Members of the Low Impact Fishers of Europe (LIFE Platform) aspire to fish in a low impact manner, to minimise their impact on the environment whilst maximising their socio-economic contributions to their communities. This approach is based on a sound environmental and economic logic: using the right gear, in the right place at the right time, small-scale low impact fishers can take a seasonally diverse catch, within the capacity of fish stocks to grow and reproduce, whilst securing a fair price for their fish.
As price makers, they are able to benefit from the value they add to their catch: providing a daily catch of high quality fresh fish, in season, locally caught, using traditional methods, and maintaining a rich cultural heritage. All this is surely worth investing in, by paying a fair price directly to the fishers?
The logic of small-scale low impact, low volume fishing contrasts markedly with more intense, high impact high volume fishing. The latter make their money on volume rather than on value. They depend on catching several tonnes of fish per day, and selling to mass markets, where they can afford to be price takers. The high volumes of fish caught by this sector have a depressing effect on market prices, and if not properly managed, a depressing effect on fish stocks.
Most European consumers chose the high volume, low value option, purchasing their fish in supermarkets, preferring frozen to fresh fish, imports (70%) to locally caught fish (30%), and 5 main species – tuna, salmon, cod, Alaska pollack, and prawns above all others, relying on energy intensive, wasteful, just in time supply chains.

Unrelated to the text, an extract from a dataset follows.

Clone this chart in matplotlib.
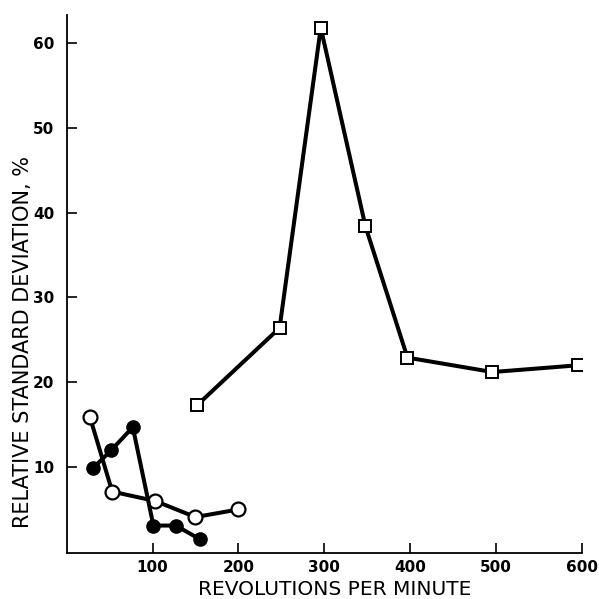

Two weeks ago, the perverse nature of intense high-volume fishing came to light in the form of a bumper catch made by the fishing vessel fishing vessel War Raog IV. Registered in France, the vessel is in fact owned by the Dutch multinational company Cornelis Vrolijk, a member of the Pelagic Freezer Trawler Association (PFA), the owners of some the largest, most powerful, most efficient high volume fishing vessels in the world. The economic costs of maintaining such vessels forces them to keep fishing, with an economic logic based on making a killing – earning annual profits of millons of Euros.
The War Roag IV is a 17-metre purse seiner, with a hold capacity of around 30 tonnes. On Tuesday 21 February, the vessel surrounded a spawning aggregation of meagre (Argyrosomus Regius) comprising between 120 and 150 tonnes, killing the lot.
Surely there is no place for such outmoded, inappropriate, unmanaged fishing practices in the 21st century?